Every day, David Murray sees Hoosiers struggling to pay for college. He's president of the National Center for College Costs in Greencastle, an organization that advises students and families on saving for college.

"I actually see families looking at routinely borrowing $15,000 to $20,000 a year to try to make the numbers work to get into the college they want," Murray said.

A $20,000 federal Stafford loan, for example, with a standard 10-year repayment plan would cost students $197 per month based on the current 3.37 percent interest. Every $1,000 increases the monthly fee by about $10.

Despite Indiana's relatively strong financial aid program, Murray said it's getting tougher for low-income families to send children to college.

More colleges are giving out more merit-based aid, federal Pell grants are stagnant at $4,050 and federal tax credits benefit the middle and upper classes, he said.

While college counselors advise students not to take out too many loans, the debt burden often doesn't sink in until after graduation day.

Scott Smith, 23, graduated from IU in May with a degree in French.

The Valparaiso native must repay $15,000 in loans, but he doesn't have a job now other than painting houses.

Is he worried?

"I guess, a little bit," he said, sitting outside the IU Library. "I don't want to pay them back."

He's thinking about trying to get into law school or perhaps teaching.

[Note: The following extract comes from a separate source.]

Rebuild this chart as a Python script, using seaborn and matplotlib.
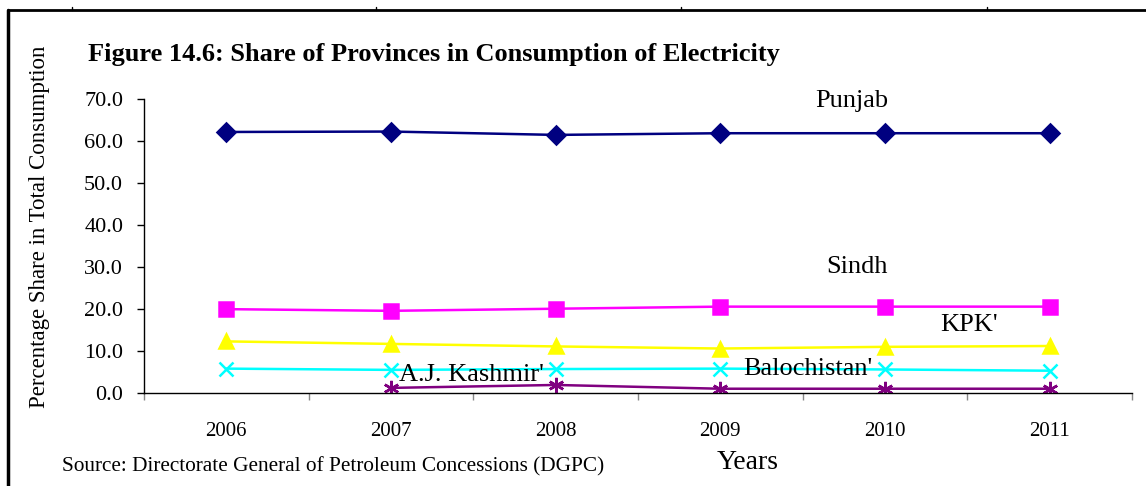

But Smith, who received one Pell grant, thinks the government should do more to pay for students' educations.

Many financial aid directors in Indiana would agree.

They said the best scenario would be for the federal government to increase the Pell grant, which goes to low-income students. The next-best option, some say, is for Congress to raise the federal loan limits.

While juniors and seniors can borrow $5,500 annually, freshmen are limited to $2,635, and sophomores can borrow $3,500.

"That's way off the mark," said James Patton, financial aid director at the University of Southern Indiana. All students should be able to borrow $5,500 per year, he added.

But college officials worry, too, that raising limits will drive up borrowing.

Indiana financial aid directors say their debt averages are reasonable, yet they recognize some students will have a tough time.

"A kid who owes $40,000 and is going to become a teacher, yes, that's a significant burden," said Robert Zellers, Ball State's director of financial aid.

Jesse Wilson, 27, is looking at loan debt that will total twice that amount, close to $80,000, by the time he graduates from the IU School of Law-Indianapolis next May. The loans include some from Butler University.

"Especially, having a finance degree, I feel the weight of the interest, having that kind of debt."

Yet he's not nervous about paying it off. "I don't think it's that bad of a deal. Even though it's debt, I see it as an investment in my future."